What they’ve actually done is give a little lift of the veil of secrecy with a heavily qualified vague commitment to release a “legally appropriate” version of the Garcia Report with redactions - once the investigation is complete.


Just when everyone gets a bit excited, they also state that there are no legal grounds to re-visit the decision on the 2018 or 2022 tournaments.


This is despite the fact that one bidding team (Spain/Portgual) did not rate a mention at all in Eckert’s summary report, and another bidding team, the Russians, threw out their computers. Apparently no-one amongst the 135 million or so people in Russia can figure out how to retrieve documents, emails and text messages – have they thought of asking Edward Snowden for help? But it gets better: the new head of the Ethics Committee, Swiss Cornel Borbely, thinks Russia and their computers-sent-to-Siberia are all hunky-dory – even while coming down hard on one of the few people in the entire Bid process who told it like it is, Harold Mayne-Nicholls of Chile. 


Then there’s the matter of redactions for ‘confidentiality’ of the 75 witnesses. Not all of them, of course; just the 73 who were not selectively and shamefully singled-out already by Eckert, FIFA and their advisers for the sole purpose of denigration and demeaning.  
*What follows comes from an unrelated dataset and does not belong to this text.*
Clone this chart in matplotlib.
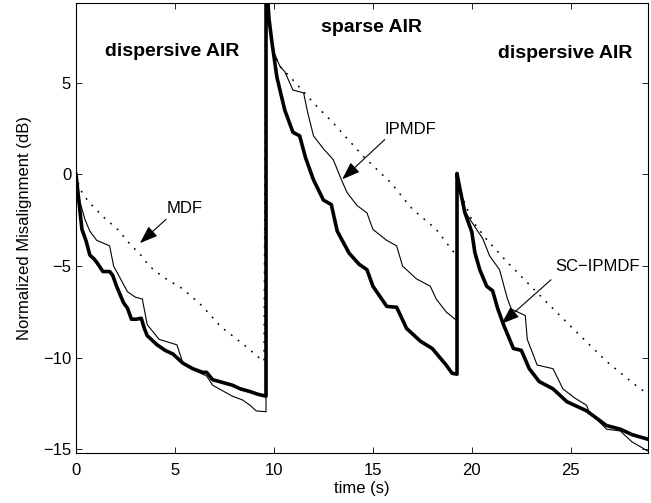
import numpy as np
import matplotlib
matplotlib.use('Agg')
import matplotlib.pyplot as plt

plt.rcParams['font.family'] = ['Liberation Sans', 'DejaVu Sans']

# SC-IPMDF (thick solid)
sc_x = [0, 0.15, 0.3, 0.5, 0.7, 0.9, 1.05, 1.36, 1.7, 1.85, 2.05, 2.4, 2.6, 2.8, 3.05, 3.3,
        3.45, 3.6, 4.1, 4.5, 4.9, 5.1, 5.4, 5.9, 6.4, 6.6, 6.9, 7.4, 7.9, 8.3, 8.8, 9.2, 9.6,
        9.6, 9.75, 9.9, 10.15, 10.55, 10.96, 11.3, 11.6, 12.0, 12.5, 12.9, 13.2, 13.8, 14.3,
        14.7, 15.0, 15.7, 16.2, 16.7, 17.4, 18.0, 18.7, 19.0, 19.25,
        19.25, 19.4, 19.65, 20.0, 20.15, 20.4, 20.75, 21.05, 21.3, 21.6, 22.1, 22.5, 22.9,
        23.4, 24.1, 24.8, 25.8, 26.8, 27.5, 28.1, 28.9]
sc_y = [0, -1.5, -3.0, -3.6, -4.4, -4.6, -4.8, -5.3, -5.3, -5.5, -6.1, -7.0, -7.3, -7.9, -7.9, -7.85,
        -8.4, -8.8, -9.3, -9.6, -9.8, -10.0, -10.3, -10.6, -10.8, -10.8, -11.2, -11.35, -11.5, -11.7, -11.85, -12.0, -12.1,
        11.0, 8.5, 7.2, 5.3, 3.5, 2.3, 2.1, 0.9, -0.3, -1.4, -1.65, -3.1, -4.3, -4.9,
        -5.2, -6.1, -7.2, -7.25, -8.4, -9.1, -9.5, -10.4, -10.85, -10.9,
        0.05, -0.8, -2.1, -3.15, -4.25, -5.2, -6.1, -6.35, -7.3, -8.2, -9.5, -9.6, -10.6,
        -11.3, -11.7, -12.4, -12.9, -13.7, -13.9, -14.2, -14.45]

# IPMDF (thin solid)
ip_x = [0, 0.2, 0.45, 0.7, 1.05, 1.7, 1.9, 2.2, 2.6, 3.0, 3.35, 3.6, 4.2, 4.8, 5.1, 5.4, 6.0,
        6.6, 6.9, 7.4, 7.9, 8.4, 8.8, 9.1, 9.6,
        9.6, 9.8, 9.95, 10.3, 10.55, 10.96, 11.5, 11.7, 12.0, 12.5, 13.0, 13.4, 13.7, 14.2,
        14.7, 15.0, 15.7, 16.2, 16.5, 17.2, 17.9, 18.2, 18.7, 19.15, 19.25,
        19.25, 19.4, 19.65, 19.9, 20.55, 20.9, 21.4, 21.8, 22.0, 22.7, 22.8, 23.3, 24.1,
        24.6, 25.2, 25.8, 25.9, 26.8, 27.5, 28.1, 28.9]
ip_y = [0, -1.5, -2.45, -3.1, -3.6, -3.9, -5.0, -5.6, -6.4, -6.7, -6.8, -8.2, -9.0, -9.2, -9.3, -10.3, -10.7,
        -11.0, -11.5, -11.8, -12.1, -12.3, -12.6, -12.9, -12.95,
        11.0, 8.0, 6.8, 5.9, 5.6, 4.6, 4.45, 3.4, 2.1, 1.4, 0.8, -0.27, -1.0, -1.7,
        -2.1, -3.0, -3.6, -3.9, -5.0, -5.7, -6.1, -6.8, -7.5, -7.9, -7.9,
        0.05, -0.8, -2.0, -2.45, -3.5, -4.45, -5.2, -6.8, -7.35, -7.7, -9.0, -10.4, -10.6,
        -11.7, -12.2, -12.6, -12.9, -13.9, -14.0, -14.6, -15.1]

# MDF (dotted)
mdf_x = [0, 0.2, 0.6, 1.36, 2.1, 2.8, 3.2, 3.7, 4.4, 5.4, 6.4, 7.3, 7.9, 8.6, 9.3, 9.5,
         9.6, 9.8, 10.0, 10.3, 10.96, 12.0, 13.0, 14.5, 15.9, 17.0, 18.2, 19.05, 19.25,
         19.25, 19.5, 20.0, 20.75, 21.8, 22.8, 23.8, 25.1, 26.8, 28.5, 28.9]
mdf_y = [0, -0.8, -1.45, -2.3, -3.0, -3.9, -4.3, -5.0, -5.6, -6.25, -7.2, -8.3, -8.8, -9.4, -10.05, -10.2,
         11.0, 8.0, 6.6, 5.9, 5.15, 3.9, 2.8, 1.0, -0.45, -1.9, -3.0, -4.2, -4.3,
         0.05, -1.2, -2.5, -3.55, -4.8, -5.9, -7.0, -8.4, -10.2, -11.7, -11.95]

fig = plt.figure(figsize=(6.51, 5.03), dpi=100)
ax = fig.add_axes([76 / 651, 50 / 503, 572 / 651, 450 / 503])

ax.plot(mdf_x, mdf_y, color='k', lw=1.1, linestyle=(0, (1.2, 4.5)))
ax.plot(ip_x, ip_y, color='k', lw=0.8)
ax.plot(sc_x, sc_y, color='k', lw=2.6, solid_joinstyle='round')

ax.set_xlim(0, 28.9)
ax.set_ylim(-15.2, 9.35)
ax.set_xticks([0, 5, 10, 15, 20, 25])
ax.set_yticks([-15, -10, -5, 0, 5])
ax.tick_params(direction='in', top=True, right=True, length=4, width=0.6, labelsize=12)
ax.tick_params(axis='x', pad=7)
for s in ax.spines.values():
    s.set_linewidth(0.8)

ax.set_xlabel('time (s)', fontsize=12, labelpad=2)
ax.set_ylabel('Normalized Misalignment (dB)', fontsize=12, labelpad=8)

ax.text(4.85, 6.7, 'dispersive AIR', fontsize=14, fontweight='bold', ha='center', va='center')
ax.text(14.95, 8.0, 'sparse AIR', fontsize=14, fontweight='bold', ha='center', va='center')
ax.text(24.7, 6.6, 'dispersive AIR', fontsize=14, fontweight='bold', ha='center', va='center')

arrow = dict(arrowstyle='-|>,head_length=1.1,head_width=0.4', color='k', lw=0.8, shrinkA=0, shrinkB=0)
ax.text(5.5, -1.85, 'MDF', fontsize=12, ha='center', va='center')
ax.annotate('', xy=(3.23, -3.75), xytext=(4.55, -2.45), arrowprops=arrow)
ax.text(16.9, 2.45, 'IPMDF', fontsize=12, ha='center', va='center')
ax.annotate('', xy=(13.45, -0.27), xytext=(15.6, 1.9), arrowprops=arrow)
ax.text(26.35, -5.0, 'SC\u2212IPMDF', fontsize=12, ha='center', va='center')
ax.annotate('', xy=(21.5, -8.15), xytext=(24.0, -5.75), arrowprops=arrow)

fig.savefig('out.png', dpi=100)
“The worst thing you can do in the FIFA world is speak. It’s even worse to speak out,” I write here


It would be interesting to know whether the five members of the Executive Committee with a conflict of interest in this issue – Angel Maria Villar Llona (Spain), Michel d’Hooghe (Belgium), Vitaly Mutko (Russia), Sunil Gulati (USA) and Moya Dodd (Australia) – took part in this discussion and decision. As they’re all from bidding nations in 2018/2022, they ought not to have. 


FIFA’s decision is nothing to get excited about. It is accountability on the ‘never never’ and should not be tolerated by the football community and civil society.